Adapt & Overcome (in a world full of dummies)

I know we, as a culture, get a lot of our thinking from television, peers, and what we see around us. Perception is reality in this world. I get that.

I was watching a television show tonight, a law enforcement drama, and in the span of 5 minutes the plot basically showed everything wrong with today’s upcoming adults. Even a procedural police drama is being cast as like an episode of Glee?

A main character, assistant district attorney, makes an embarrassment of himself. Ok fine. Next thing you know he’s three weeks out in the woods trying to come to terms with himself and be his better him I guess. So we’re teaching escapism to avoid reality? Nice.

A teenage daughter in the show can’t deal with changing classes; a perfectly normal school function that happens every semester. She calls Dad to pick her up and they take her out of school and have a “we” day together. Again….teaching that escaping reality solves one’s problems?

An adult teacher’s girlfriend has left him. It happens, ya know. Next thing, he’s reevaluating his life choices, where he lives, what he wants to do with his life. Again… reinforcing escapism as an option.

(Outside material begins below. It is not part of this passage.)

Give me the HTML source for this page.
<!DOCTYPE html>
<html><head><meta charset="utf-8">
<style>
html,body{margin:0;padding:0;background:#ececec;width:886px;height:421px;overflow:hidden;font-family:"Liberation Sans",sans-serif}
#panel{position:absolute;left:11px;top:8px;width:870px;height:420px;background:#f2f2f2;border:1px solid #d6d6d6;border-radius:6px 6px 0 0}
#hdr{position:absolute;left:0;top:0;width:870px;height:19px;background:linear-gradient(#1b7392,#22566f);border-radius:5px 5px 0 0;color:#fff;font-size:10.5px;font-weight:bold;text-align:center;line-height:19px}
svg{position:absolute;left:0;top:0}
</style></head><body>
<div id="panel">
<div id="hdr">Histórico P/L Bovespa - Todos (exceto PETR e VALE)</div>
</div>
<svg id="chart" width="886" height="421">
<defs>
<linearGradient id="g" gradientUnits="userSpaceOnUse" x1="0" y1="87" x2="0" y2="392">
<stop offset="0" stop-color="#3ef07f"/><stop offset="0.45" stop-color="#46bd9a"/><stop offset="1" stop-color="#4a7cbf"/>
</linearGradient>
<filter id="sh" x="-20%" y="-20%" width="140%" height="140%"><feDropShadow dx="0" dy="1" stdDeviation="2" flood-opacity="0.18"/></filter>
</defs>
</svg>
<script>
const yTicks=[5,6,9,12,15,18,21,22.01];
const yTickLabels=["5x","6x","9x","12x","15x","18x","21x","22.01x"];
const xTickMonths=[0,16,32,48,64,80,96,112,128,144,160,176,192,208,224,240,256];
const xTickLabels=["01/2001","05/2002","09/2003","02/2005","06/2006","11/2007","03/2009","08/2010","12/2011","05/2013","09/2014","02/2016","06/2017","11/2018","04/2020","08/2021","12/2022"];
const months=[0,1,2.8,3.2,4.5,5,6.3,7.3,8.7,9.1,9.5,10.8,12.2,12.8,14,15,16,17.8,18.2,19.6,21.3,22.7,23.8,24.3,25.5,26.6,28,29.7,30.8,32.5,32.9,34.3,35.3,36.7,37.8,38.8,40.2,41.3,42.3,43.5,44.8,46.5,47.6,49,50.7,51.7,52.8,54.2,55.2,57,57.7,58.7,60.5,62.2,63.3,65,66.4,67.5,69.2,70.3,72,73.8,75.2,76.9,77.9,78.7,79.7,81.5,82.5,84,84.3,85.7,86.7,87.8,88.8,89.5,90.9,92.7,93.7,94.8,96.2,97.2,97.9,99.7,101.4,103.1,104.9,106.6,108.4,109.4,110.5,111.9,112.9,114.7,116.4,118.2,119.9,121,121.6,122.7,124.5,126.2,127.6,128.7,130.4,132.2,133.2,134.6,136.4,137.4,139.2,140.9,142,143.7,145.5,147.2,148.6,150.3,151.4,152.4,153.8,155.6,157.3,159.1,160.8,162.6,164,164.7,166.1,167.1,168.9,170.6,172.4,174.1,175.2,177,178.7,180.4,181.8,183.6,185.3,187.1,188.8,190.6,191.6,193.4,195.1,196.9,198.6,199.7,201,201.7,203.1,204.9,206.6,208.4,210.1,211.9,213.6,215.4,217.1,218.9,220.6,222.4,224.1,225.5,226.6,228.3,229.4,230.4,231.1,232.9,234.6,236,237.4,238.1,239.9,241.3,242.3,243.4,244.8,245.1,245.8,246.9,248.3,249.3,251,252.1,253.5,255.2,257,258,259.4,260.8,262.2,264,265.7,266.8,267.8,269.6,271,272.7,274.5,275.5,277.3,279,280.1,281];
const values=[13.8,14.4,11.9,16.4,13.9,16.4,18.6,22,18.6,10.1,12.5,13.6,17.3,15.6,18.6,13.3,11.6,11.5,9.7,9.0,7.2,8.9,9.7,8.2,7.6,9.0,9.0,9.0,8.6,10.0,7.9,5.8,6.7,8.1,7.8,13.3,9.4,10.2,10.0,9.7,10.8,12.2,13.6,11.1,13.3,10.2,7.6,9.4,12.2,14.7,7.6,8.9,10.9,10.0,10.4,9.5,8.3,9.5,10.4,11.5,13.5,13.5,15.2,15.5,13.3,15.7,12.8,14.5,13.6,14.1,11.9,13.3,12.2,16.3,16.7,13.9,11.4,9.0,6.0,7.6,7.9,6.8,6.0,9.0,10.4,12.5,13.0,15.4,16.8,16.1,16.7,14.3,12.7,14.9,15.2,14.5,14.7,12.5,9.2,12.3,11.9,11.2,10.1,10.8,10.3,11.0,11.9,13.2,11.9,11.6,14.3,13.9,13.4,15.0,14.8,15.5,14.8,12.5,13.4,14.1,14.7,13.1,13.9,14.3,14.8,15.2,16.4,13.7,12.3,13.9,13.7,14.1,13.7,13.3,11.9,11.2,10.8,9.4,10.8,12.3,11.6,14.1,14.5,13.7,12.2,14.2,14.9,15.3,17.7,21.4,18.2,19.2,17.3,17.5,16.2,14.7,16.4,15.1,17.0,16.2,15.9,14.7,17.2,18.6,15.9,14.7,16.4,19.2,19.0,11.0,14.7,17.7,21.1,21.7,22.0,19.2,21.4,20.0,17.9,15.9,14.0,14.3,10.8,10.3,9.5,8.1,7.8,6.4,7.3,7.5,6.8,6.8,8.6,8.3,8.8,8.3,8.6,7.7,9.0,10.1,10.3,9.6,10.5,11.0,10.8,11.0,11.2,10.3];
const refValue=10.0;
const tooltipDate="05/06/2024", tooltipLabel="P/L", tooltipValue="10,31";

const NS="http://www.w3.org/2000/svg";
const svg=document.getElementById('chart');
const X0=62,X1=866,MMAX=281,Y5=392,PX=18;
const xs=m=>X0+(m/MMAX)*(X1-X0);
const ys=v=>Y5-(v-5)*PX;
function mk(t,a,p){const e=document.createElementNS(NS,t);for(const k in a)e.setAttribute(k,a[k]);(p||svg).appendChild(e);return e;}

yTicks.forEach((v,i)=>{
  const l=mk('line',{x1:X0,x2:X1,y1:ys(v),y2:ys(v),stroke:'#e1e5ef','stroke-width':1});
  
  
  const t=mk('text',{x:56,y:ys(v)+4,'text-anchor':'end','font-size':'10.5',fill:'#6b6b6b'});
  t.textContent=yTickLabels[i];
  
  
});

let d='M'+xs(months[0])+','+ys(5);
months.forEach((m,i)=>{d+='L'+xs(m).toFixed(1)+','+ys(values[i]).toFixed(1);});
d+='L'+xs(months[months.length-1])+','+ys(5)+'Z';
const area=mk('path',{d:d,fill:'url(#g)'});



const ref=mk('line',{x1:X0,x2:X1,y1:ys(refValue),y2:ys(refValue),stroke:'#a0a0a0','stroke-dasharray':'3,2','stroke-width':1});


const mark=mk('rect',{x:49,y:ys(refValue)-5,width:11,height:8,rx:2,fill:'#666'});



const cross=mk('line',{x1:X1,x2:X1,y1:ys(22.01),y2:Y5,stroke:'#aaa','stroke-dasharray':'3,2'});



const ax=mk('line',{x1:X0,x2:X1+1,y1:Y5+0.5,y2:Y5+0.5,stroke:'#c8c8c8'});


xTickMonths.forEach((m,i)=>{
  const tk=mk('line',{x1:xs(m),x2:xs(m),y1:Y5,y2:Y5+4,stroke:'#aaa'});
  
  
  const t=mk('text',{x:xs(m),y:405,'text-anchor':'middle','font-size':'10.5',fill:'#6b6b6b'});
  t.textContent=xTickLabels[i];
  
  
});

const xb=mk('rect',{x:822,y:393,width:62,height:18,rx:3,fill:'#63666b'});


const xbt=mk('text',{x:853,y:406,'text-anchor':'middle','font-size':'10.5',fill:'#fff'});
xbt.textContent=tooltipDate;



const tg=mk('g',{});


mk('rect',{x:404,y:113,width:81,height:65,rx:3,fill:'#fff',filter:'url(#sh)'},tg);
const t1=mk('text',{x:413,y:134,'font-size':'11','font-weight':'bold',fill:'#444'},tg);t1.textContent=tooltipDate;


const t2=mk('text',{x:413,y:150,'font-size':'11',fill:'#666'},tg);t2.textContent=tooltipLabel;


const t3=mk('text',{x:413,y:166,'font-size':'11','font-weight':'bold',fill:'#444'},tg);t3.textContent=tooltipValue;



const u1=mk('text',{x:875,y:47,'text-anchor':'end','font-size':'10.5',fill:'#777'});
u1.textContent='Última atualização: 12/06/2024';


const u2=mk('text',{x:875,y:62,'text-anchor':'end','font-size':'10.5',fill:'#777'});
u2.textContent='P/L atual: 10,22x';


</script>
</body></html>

As an adult of 45 years, I’ve got friends across all the spectrums of age, from about 28-65. I see this play out in reality all the time and it’s not only sad, it’s scary.

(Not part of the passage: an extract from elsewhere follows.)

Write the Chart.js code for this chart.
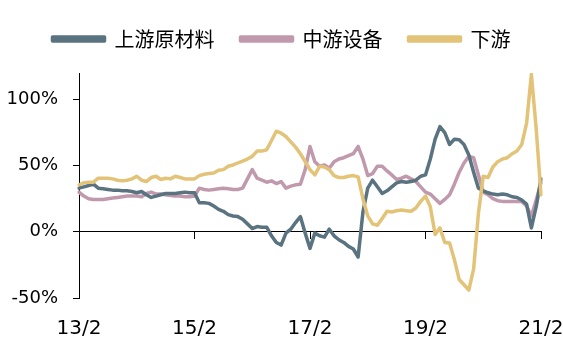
<!DOCTYPE html>
<html><head><meta charset="utf-8">
<script src="https://cdn.jsdelivr.net/npm/chart.js@4.4.1/dist/chart.umd.min.js"></script>
<style>html,body{margin:0;padding:0;background:#fff}#wrap{width:563px;height:358px}</style>
</head><body><div id="wrap"><canvas id="c" width="563" height="358"></canvas></div>
<script>
const seriesNames = ['上游原材料', '中游设备', '下游'];
const months = [];
for (let y = 13; y <= 21; y++) {
  for (let m = 1; m <= 12; m++) {
    if ((y === 13 && m < 2) || (y === 21 && m > 2)) continue;
    months.push(y + '/' + m);
  }
}
const xTickLabels = ['13/2', '15/2', '17/2', '19/2', '21/2'];
const yTickValues = [-50, 0, 50, 100];

const upstream = [33,34,35,36,33,32.5,32,31.5,31.5,31,31,30.5,29.5,30.5,28,26,27,28,29,29,29,29.5,30,29.5,29.5,22,22,21.5,19.5,17,15.5,13,12,11.5,9.5,6,2.5,4,3.5,3.5,-3,-8,-10,-1,2,7,11.5,-1,-12.5,-1,-3,-4,2,-3,-6,-8,-11,-13,-19,15,33,39,34,29,31,34,37,38,37.5,38,39,42,43,55,70,79.5,75,66,70,69.5,66,58,45,33,31,29.5,28.5,28,28.5,28,26.5,26,24,21,3,19,40];
const midstream = [30,27,25,24.5,24.5,24.5,25,25.5,26,26.5,27,27,27,26.5,29,30,28.5,28.5,28,27.5,27,27,26.5,26.5,27,33,32,31.5,32,32.5,33,32.5,32,32,33,40,47,40.5,39,37.5,38.5,36.5,38,33,34.5,35.5,36,47,64.5,53,49.5,50.5,48,53,55,56,57.5,59,64.5,55,42.5,44,49.5,49.5,46,43,39.5,40.5,42,40,38,34,30,28.5,25,21.5,24.5,28,36,45,52,57,56,43,30,28,25,23.5,23,23,23,23,23,19.5,12,24,37];
const downstream = [35.5,37,37.5,37.5,40.5,40.5,40.5,40,39,38.5,39,40,42,39,38,41,42,39.5,40.5,40,42,41,40,40,40,42.5,43.5,44,44.5,46.5,47,49.5,50.5,52,53.5,55,57,61,61,62,69,76,74.5,72,68,64,59,53,47,43,49.5,49,47,42.5,41,41,42,42.5,41.5,25,12,6,5,10,15.5,15,16,16.5,16,15.5,18,23,27,19,-2,3,-8,-8.5,-21,-36,-40,-44,-28,14,42,41,49,53,55,56,59,61,66,82,119,78,28];

const colors = ['#5a7380', '#c199ac', '#e2c378'];
const keepXTicks = s => { s.ticks = s.ticks.filter(t => xTickLabels.includes(months[t.value])); };

const legendSpace = {
  id: 'legendSpace',
  beforeInit(chart) {
    const lg = chart.legend;
    if (!lg) return;
    const origFit = lg.fit;
    lg.fit = function () { origFit.call(this); this.height += 14; };
  }
};

new Chart(document.getElementById('c'), {
  type: 'line',
  data: {
    labels: months,
    datasets: [
      { label: seriesNames[0], data: upstream, order: 1 },
      { label: seriesNames[1], data: midstream, order: 2 },
      { label: seriesNames[2], data: downstream, order: 0 }
    ].map((d, i) => Object.assign(d, {
      borderColor: colors[i], backgroundColor: colors[i], borderWidth: 3.5,
      pointRadius: 0, pointHoverRadius: 0, tension: 0, fill: false,
      borderJoinStyle: 'round', borderCapStyle: 'round', xAxisID: 'x', yAxisID: 'y'
    }))
  },
  plugins: [legendSpace],
  options: {
    responsive: false,
    animation: false,
    devicePixelRatio: 1,
    layout: { padding: { left: 0, right: 0, top: 3, bottom: 19 } },
    plugins: {
      legend: {
        position: 'top',
        labels: {
          boxWidth: 52, boxHeight: 4, padding: 26, color: '#000',
          sort: (a, b) => a.datasetIndex - b.datasetIndex,
          font: { family: '"Noto Sans CJK SC", "Noto Sans", sans-serif', size: 20 }
        }
      },
      tooltip: { enabled: false }
    },
    scales: {
      x: {
        type: 'category',
        position: { y: 0 },
        afterBuildTicks: keepXTicks,
        afterFit: s => { s.paddingLeft = 0; s.paddingRight = 0; },
        ticks: { display: false },
        grid: { display: true, drawOnChartArea: false, drawTicks: true, tickLength: 7, tickColor: '#000', color: '#000' },
        border: { display: true, color: '#000', width: 1 }
      },
      x2: {
        type: 'category',
        position: 'bottom',
        afterBuildTicks: keepXTicks,
        afterFit: s => { s.height = 41; s.paddingLeft = 0; s.paddingRight = 22; },
        grid: { display: false, drawTicks: false },
        border: { display: false },
        ticks: { autoSkip: false, maxRotation: 0, padding: 19, color: '#000',
          font: { family: '"DejaVu Sans", sans-serif', size: 20 } }
      },
      y: {
        min: -50, max: 120,
        afterBuildTicks: s => { s.ticks = yTickValues.map(v => ({ value: v })); },
        afterFit: s => { s.width = 79; },
        ticks: { callback: v => v + '%', padding: 15, color: '#000',
          font: { family: '"DejaVu Sans", sans-serif', size: 18 } },
        grid: { drawOnChartArea: false, drawTicks: true, tickLength: 6, tickColor: '#000', color: '#000' },
        border: { display: true, color: '#000', width: 1 }
      }
    }
  }
});
</script>
</body></html>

I honestly wouldn’t care if “some” of these inept adults just walked themselves into the ocean and never resurfaced. That’s their choice. Fine. More stuff that needs to get done would get done without them clogging up the global economy. But the sheer amount of people that can’t handle being an adult in this country is truly scary.

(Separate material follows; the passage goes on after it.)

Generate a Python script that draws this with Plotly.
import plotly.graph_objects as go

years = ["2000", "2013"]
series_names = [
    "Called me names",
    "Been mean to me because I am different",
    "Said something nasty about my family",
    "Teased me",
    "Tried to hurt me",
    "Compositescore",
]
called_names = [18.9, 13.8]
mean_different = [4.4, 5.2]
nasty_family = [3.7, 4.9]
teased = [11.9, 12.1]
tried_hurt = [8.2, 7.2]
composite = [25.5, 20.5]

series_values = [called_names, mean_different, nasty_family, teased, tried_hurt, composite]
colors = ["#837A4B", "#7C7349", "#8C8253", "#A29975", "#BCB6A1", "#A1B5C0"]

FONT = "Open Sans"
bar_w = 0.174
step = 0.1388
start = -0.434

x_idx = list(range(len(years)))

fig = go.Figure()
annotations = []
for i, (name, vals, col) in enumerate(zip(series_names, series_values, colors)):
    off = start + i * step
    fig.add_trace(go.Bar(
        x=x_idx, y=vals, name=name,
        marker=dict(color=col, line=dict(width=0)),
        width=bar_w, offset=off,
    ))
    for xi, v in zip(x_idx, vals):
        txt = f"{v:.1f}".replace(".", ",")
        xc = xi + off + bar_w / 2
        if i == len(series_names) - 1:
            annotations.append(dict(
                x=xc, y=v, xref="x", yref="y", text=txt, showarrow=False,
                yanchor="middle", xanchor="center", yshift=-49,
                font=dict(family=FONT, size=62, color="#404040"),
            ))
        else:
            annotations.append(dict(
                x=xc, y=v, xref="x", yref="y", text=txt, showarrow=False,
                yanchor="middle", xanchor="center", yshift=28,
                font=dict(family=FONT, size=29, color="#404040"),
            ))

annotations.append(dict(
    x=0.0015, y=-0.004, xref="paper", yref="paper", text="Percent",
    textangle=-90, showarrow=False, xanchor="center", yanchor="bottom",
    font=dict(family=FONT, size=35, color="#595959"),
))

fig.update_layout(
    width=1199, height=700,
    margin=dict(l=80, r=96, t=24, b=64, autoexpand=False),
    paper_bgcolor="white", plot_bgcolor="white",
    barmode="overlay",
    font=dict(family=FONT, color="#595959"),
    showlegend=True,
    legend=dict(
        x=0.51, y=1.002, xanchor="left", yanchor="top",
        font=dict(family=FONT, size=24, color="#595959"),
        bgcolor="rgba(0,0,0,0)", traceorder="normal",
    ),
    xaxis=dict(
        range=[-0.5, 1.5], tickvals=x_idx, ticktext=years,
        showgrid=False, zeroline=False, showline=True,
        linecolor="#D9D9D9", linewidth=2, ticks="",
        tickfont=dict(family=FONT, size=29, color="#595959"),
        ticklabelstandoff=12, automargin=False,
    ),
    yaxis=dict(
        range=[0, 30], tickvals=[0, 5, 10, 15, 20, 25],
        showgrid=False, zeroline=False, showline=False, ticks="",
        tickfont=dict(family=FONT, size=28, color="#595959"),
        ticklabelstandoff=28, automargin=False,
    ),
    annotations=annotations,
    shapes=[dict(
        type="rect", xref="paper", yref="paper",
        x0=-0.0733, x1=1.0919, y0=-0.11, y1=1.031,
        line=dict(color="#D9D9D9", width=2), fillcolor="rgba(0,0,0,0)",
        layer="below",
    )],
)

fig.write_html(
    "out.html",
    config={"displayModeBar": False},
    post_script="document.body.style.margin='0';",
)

These adults are managing companies, running for office, and literally think it’s OK to just stop being an adult when things get tough.

Somewhere along the way people got the impression that what they feel matters in the big scheme of things. I’m not in a good mental place today, so I guess I just won’t go to work and my employer will have to figure out how to tell customers his company can’t provide a certain service. Or my team will be a man down when other things depend on us being on schedule. It’s perfectly fine that my coworkers have to carry my load. After all I need a mental health day!

Is anyone ever going to have the heart to let these people know that the world doesn’t care how they feel? The universe doesn’t care. Mother nature doesn’t care. Murphy doesn’t care. Everything that has to happen, still has to happen while someone is busy sitting in their safe space trying to decide how they “feel” about it all.

This is the same group of people that thinks that others should have to pay for their education, free them of all their debt, pay them to have children when they’re not at work. Their entire universe seems, from the viewpoint of a Gen X professional, to be built on a house of cards that has no choice except to come tumbling down. Eventually, when enough of MY type of people stop coming to work and age out, there’s not going to be enough of THEM showing up for work to make a breakfast biscuit, much less run this country.

And I’ve never, and I mean EVER, seen a plan on how they think this plays out. No one has ever explained to me what the goal of this utopian America is except that no one needs to feel guilty for doing what makes them feel good.

What is the result?

In the big scheme of things, it won’t matter in a week. It won’t matter next year very much. But eventually it will matter. Thankfully, I’m far enough along in life that I’ll survive whatever the millenials do next. My family is secure. I’ve been prepping since before I knew what the word meant because I was raised by that older generation that just called that life. Grandma put away food in canning jars against hard times. Families all knew how to share work loads. Everyone knew how to work a garden because those skills and work loads were all something they may have to depend on some day.

As an adult in today’s world, I take that a little more seriously in recent years. I learned how to store food for long term usage. I learn how to buy more cost effectively and store for longer so I can save money. I procure the tools and materials I’d need to survive the economy falling apart. I don’t WANT to ever have to mill my own grain for my wife to make flour for pancakes or bread, but the tools and skills necessary to have the knowledge are simple enough to procure, so I do it.

That’s part of what I’ve decided this new web site and some of my new writing is going to be about. I don’t think anyone today can seriously repair the damaged minds of today’s next generation of leadership, so rather than try to educate them on reality, it’s just easier to be sure me and mine are prepared to survive their catastrophic choices.

Along the way I’m going to find a way to monetize the accumulated knowledge base I’ve got at my disposal. I’ve surrounded myself with friends with amazing and valuable skill sets and there are a lot of people out there that would love to get the knowledge via easier channels. I guess, at the end of the day, the more the world keeps going to hell in a handbasket, the more I’ll be inspired to learn.